对喽,那么大的漏洞,钟在御恍然,怎么没想到这点。
吴窥江用劲温柔,没能扒开,有点恼:“你还犹抱琵琶半遮面是吧,把狗爪子松开,让我瞧瞧值不值。”
捂得那么紧,又伤着顶顶重要的小脸。
吴窥江年轻时,掉一根汗毛都得找个没人的地儿疼半天。他再一使劲,豁然开朗。
钟在御问他:“值吗?”
值吗?
吴窥江带着一腔私心,找不出可以回答的字眼。
这是……不怪罪了吧,就当不怪罪了。钟在御想法本身就很美,美起来就找不着东南西北,放肆,“那我三千字总结可以免了吗?”
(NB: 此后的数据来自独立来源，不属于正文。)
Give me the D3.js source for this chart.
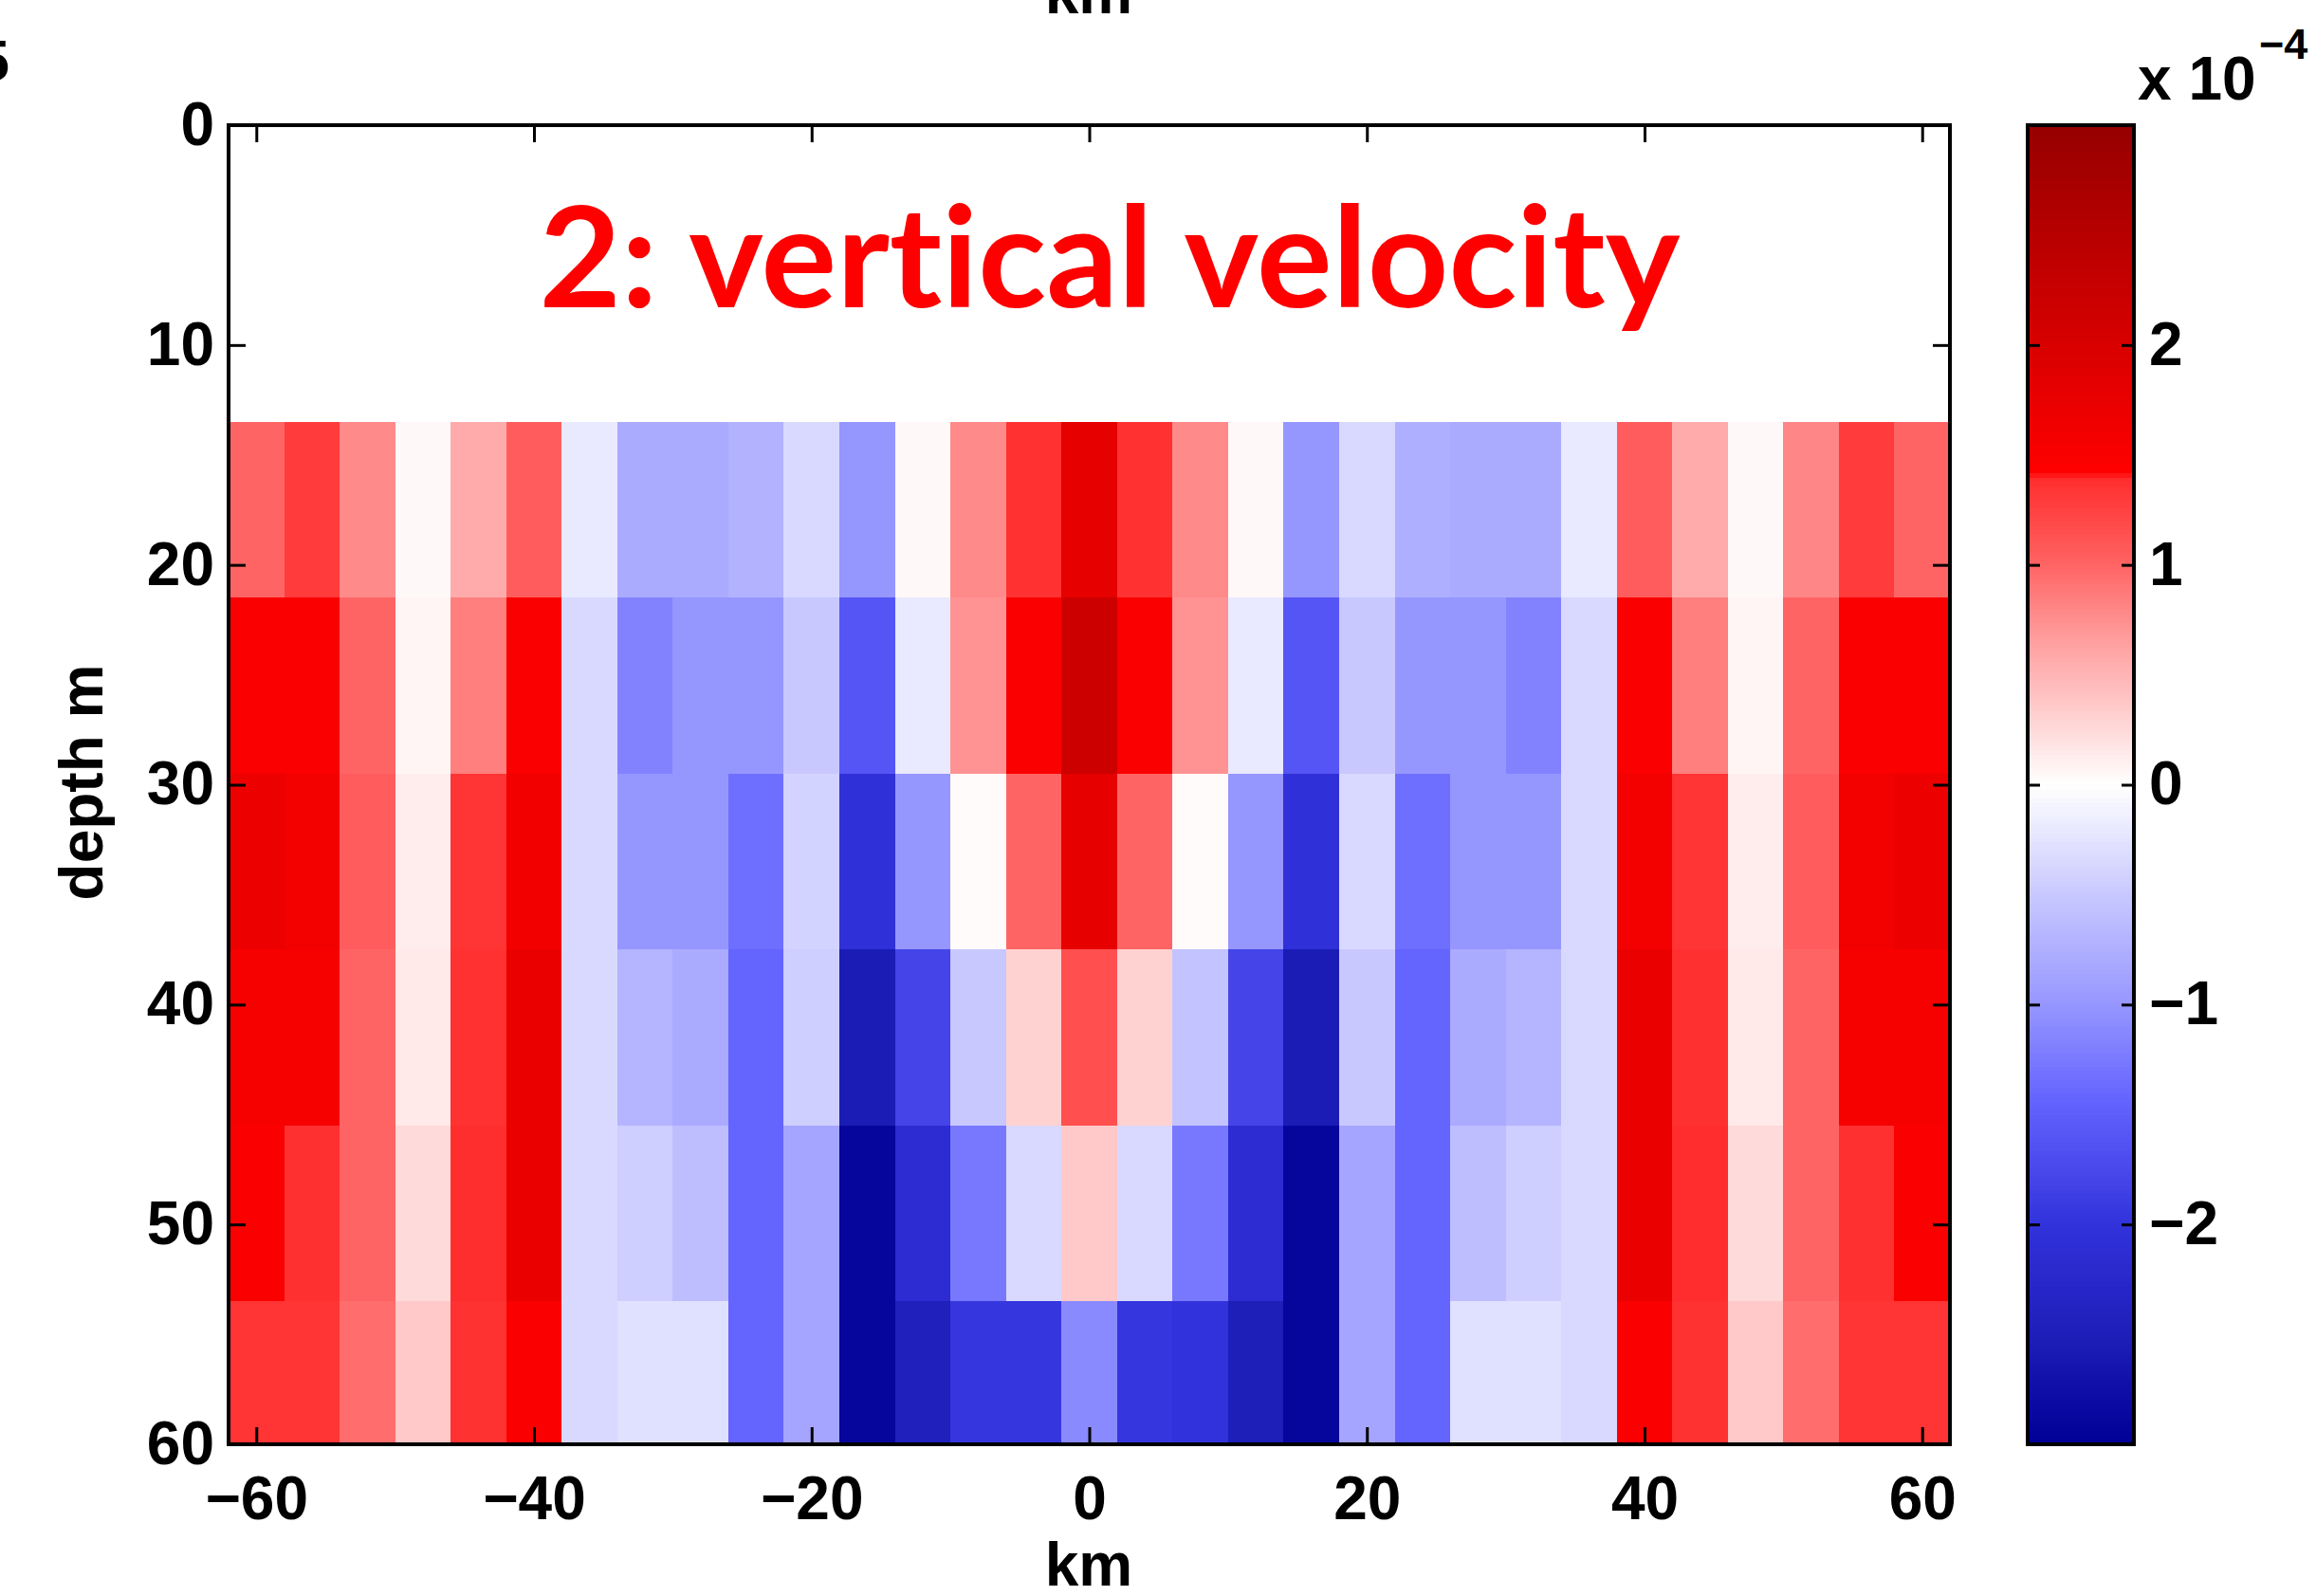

感情在这设陷等着他,吴窥江还攥着他的手腕,松开手:“行,活罪可免死罪难逃,别忘了想想怎么当,不用写,直接动嘴说。”
这岂不是霉运又回来了,他不甘愿,还意犹未尽,逮着那没来得及收回的手腕狠狠一攥。
不用写字就成,钟在御也不同他计较什么狗爪子:“我一定好好干!”临出门前,还傻兮兮地想,还有日料吗?